Repeated concern can make a perceived risk appear larger than the evidence supports.

Social Reinforcement

Group discussion may intensify fear when people repeat and validate each other’s assumptions.

Media Framing

Sensational coverage can increase emotional intensity while reducing behavioural context.

Policy Pressure

Authorities may respond to perceived public anxiety rather than measured behavioural risk.

4. NaturismRE Position

NaturismRE recognises that public concern should be taken seriously, but concern must be assessed through evidence, behaviour, safeguarding, and context rather than assumption alone.

NaturismRE rejects:

  • sexualising non-sexual nudity by default
  • treating discomfort as proof of harm
  • amplifying isolated concerns into broad moral panic
  • using stigma as a substitute for evidence
  • ignoring safeguarding and behavioural context

Behaviour-Based Assessment

Public judgement should focus on conduct, consent, privacy, and safeguarding rather than clothing alone.

Calm Communication

Misconceptions should be addressed without ridicule, hostility, or personal attack.

Evidence-Aware Policy

Governance should distinguish perceived risk from observable behaviour.

Structured Clarity

Clear rules, signage, and safeguards reduce ambiguity and emotional escalation.

5. Evidence, Rationale and Supporting Arguments

Public debates around sensitive topics are often influenced by cognitive bias, emotional reasoning, conformity pressure, and social amplification. Nudism is especially vulnerable to this because the human body carries strong cultural, moral, and symbolic meanings.

When nudity is interpreted through fear-based assumptions, debate may shift away from actual behaviour and toward imagined consequences.

Interpretation Gap

What people perceive may differ from what is actually occurring in the environment.

Risk Distortion

Concern can become disproportionate when amplified by repetition, uncertainty, or stigma.

Policy Distortion

Regulation based on fear may become inconsistent, unclear, or unfair.

Stigma Reinforcement

Unchallenged assumptions can strengthen public prejudice against non-sexual nudity.

6. Risks, Limitations and Safeguards

Identifying projection or moral panic does not mean dismissing all public concern. Some concerns may relate to legitimate issues such as privacy, consent, photography, safeguarding, or location suitability.

NaturismRE recognises that responsible advocacy must avoid insulting critics or reducing all opposition to irrationality.

The appropriate response is to separate:

  • genuine behavioural risk
  • privacy and safeguarding concerns
  • cultural discomfort
  • media amplification
  • unsupported assumptions
The aim is not to dismiss concern. The aim is to assess concern accurately, fairly, and behaviourally.
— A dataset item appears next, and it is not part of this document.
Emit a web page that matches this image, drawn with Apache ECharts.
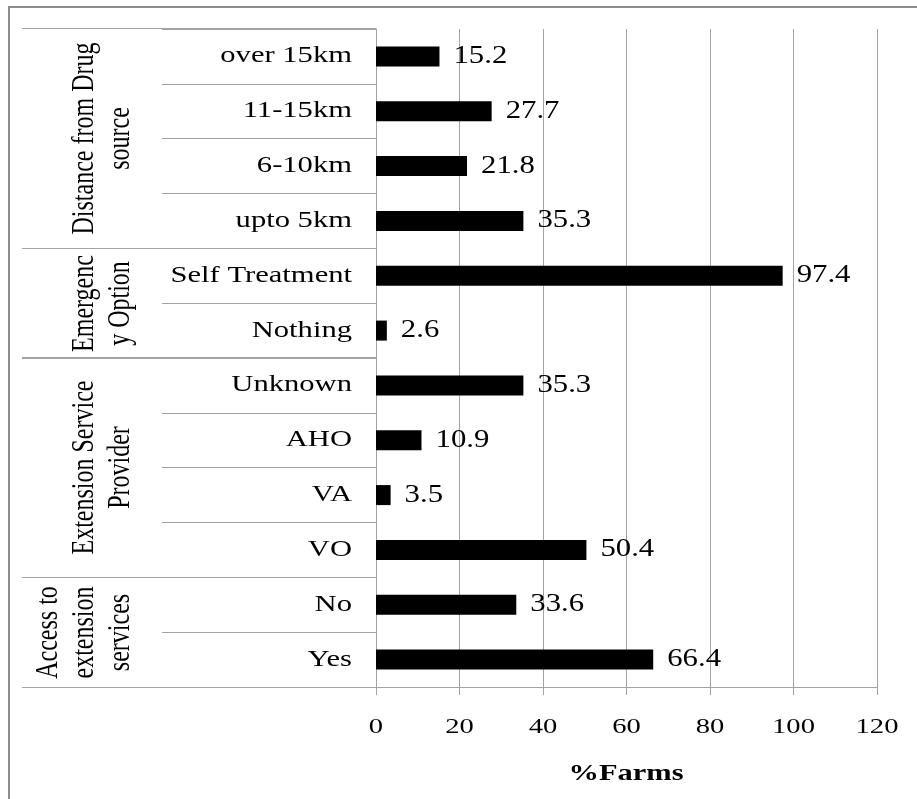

7. Social and Policy Implications

Projection and moral panic can affect public nudity debates by shifting attention away from observable behaviour and toward assumed motive, perceived danger, or reputational fear.

This can influence:

  • council decision-making
  • media reporting
  • law enforcement interpretation
  • public complaints
  • tourism policy
  • clothing-optional space approval

A behaviour-based framework helps reduce distortion by focusing on conduct, consent, safeguarding, privacy, signage, and clear operational standards.

8. Recommended Actions

NaturismRE recommends that public nudity debates be handled through calm, structured, evidence-aware communication.

Separate Perception from Behaviour

Assess what is actually happening before accepting fear-based assumptions.

Avoid Accusatory Language

Address misconceptions without attacking individuals or communities.

Reduce Ambiguity

Use clear signage, rules, and safeguarding systems in clothing-optional environments.

Support Evidence-Based Policy

Encourage councils and regulators to evaluate behaviour, not stigma.

9. Related NRE Resources

10. Further Reading

11. Conclusion

Projection and moral panic can distort public nudity debates by transforming perceived discomfort into assumed risk.

NaturismRE recognises that responsible discussion must separate perception from behaviour, concern from evidence, and emotional amplification from observable harm.

Clear governance, calm communication, and behaviour-based policy are essential to reducing stigma and supporting rational public understanding of non-sexual nudity.